“Aw, Pop, don’t get me wrong, it’s great to be here. But how’s a guy like you wind up with a song like me?” – Larry
[Programming Note: Sorry for the late posting on this. Reading Digest should be along at roughly the usual time later today.]
The most obvious repeat in "Four Regrettings and a Funeral" was the use of "Memories" for Homer’s flashback. Par for the course for Zombie Simpsons, it was a very weak imitation. In "Bart’s Friend Falls in Love", we see Homer reminiscing about all the things he did with his stomach over the years, from march in a parade with it as the face, eat French fries off of it, and bounce his baby daughter on it. It’s something we already knew about Homer (indeed, his fatness is one of his defining characteristics), and everything’s plausible while still being silly, funny and just a little bit bittersweet. In this one, it’s a bowling ball we’ve never seen him use before (and isn’t even the Stealth Bowler), and he does things like give it mouth-to-mouth after getting pulled out of a pool with it. The idiocy has been turned up, the sentiment turned down, and none of the things we see make any sense. And that’s before you get to the fact that they had already used the exact same song for the exact same reason back in Season 3.

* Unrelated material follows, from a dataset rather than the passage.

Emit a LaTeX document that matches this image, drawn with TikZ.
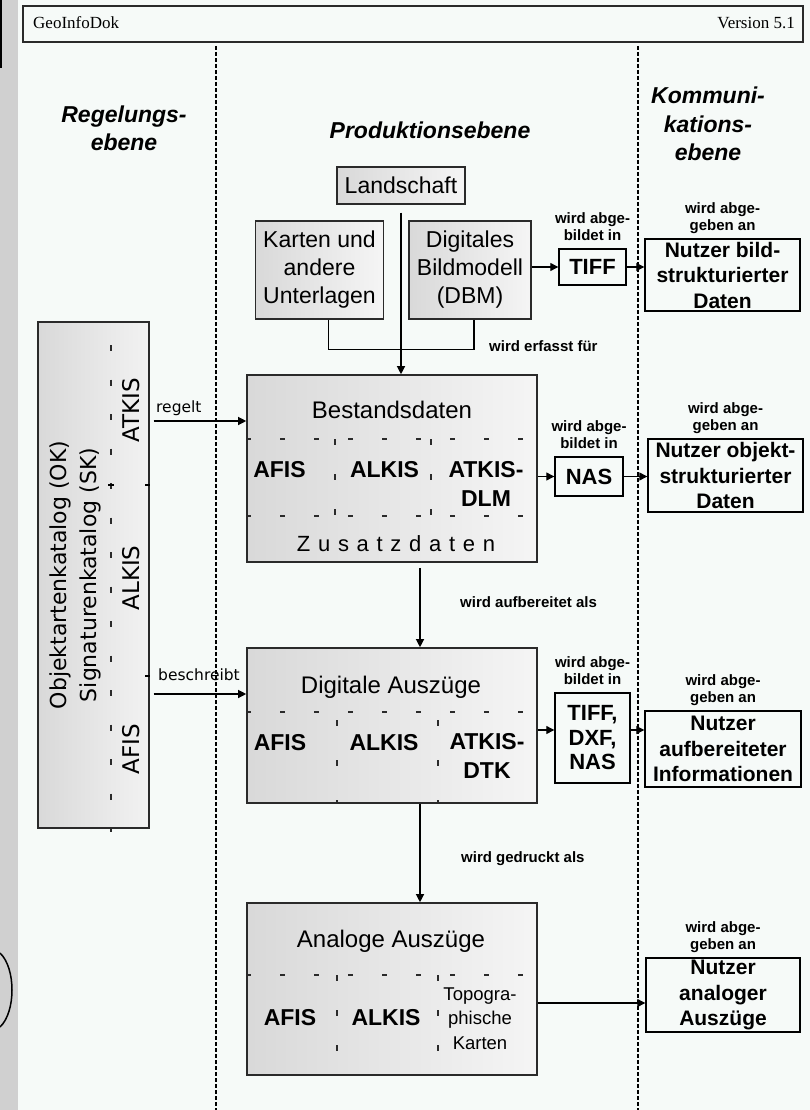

But as transparently hacktacular as that was, it doesn’t hold a candle to one of the worst tics of Zombie Simpsons: making Burns – the epitome of unlimited evil and callous greed – both sweet and sentimental. It’s a total hollowing out of his character (one they’ve done before, of course), and what makes it especially neutering is that we’ve already seen how the real Burns acted in an identical situation back in Season 8.
Instead of using repetitive flashbacks to fill in and support an already threadbare story, "Burns, Baby Burns" uses a single one to quickly give us the very Burns-esque background to Rodney Dangerfield’s conception and birth. It can’t be described any better than Burns does it, so I’ll just quote him:
Who should appear, but the unrequited love of my college years, Mimsy Bancroft. Of course, by then Mimsy had her share of wrinkles and a gray hair or two. But my adoring eye saw past those minor imperfections to her twenty-one year old daughter Lilly.
From there, Burns knocks up a woman young enough to be his daughter and then lets her family bundle her off to a "convent in the South Seas". After all, what else is a tyrannical, middle age plutocrat to do with an illegitimate son he doesn’t want? By contrast, in "Four Regrettings and a Funeral", Burns pines endlessly, his wistful music barely stops, and, just in case the title was too subtle, he repeatedly regrets letting his old flame go out loud:
She broke my first heart.
[...]
I will find Lila and win her back!
To be fair, the lost love is a much bigger part of the new episode than it was of the good one. But the discrepancy in screentime has nothing to do with the differing characterizations of Burns. In Season 8 he instantly blew past his heartsick regret for the younger and prettier version, insulting the mother and scandalizing the entire family in the process. Without ever making it explicit, they show us a Burns who is callous, self centered and basically incapable of love.
In Season 25, Burns mopes and moans and is struck so lovesick by the passing of his geriatric girlfriend that he not only cares about people, he does so longer than even she asked him to. This is a Burns of deep and abiding empathy, the polar opposite of a man who impregnated and abandoned the daughter of a woman he claimed to love. It certainly makes him a more likable network sitcom character, but that kind of cheap teevee redemption was always beneath The Simpsons. Zombie Simpsons, on the other hand, thinks it clever and original.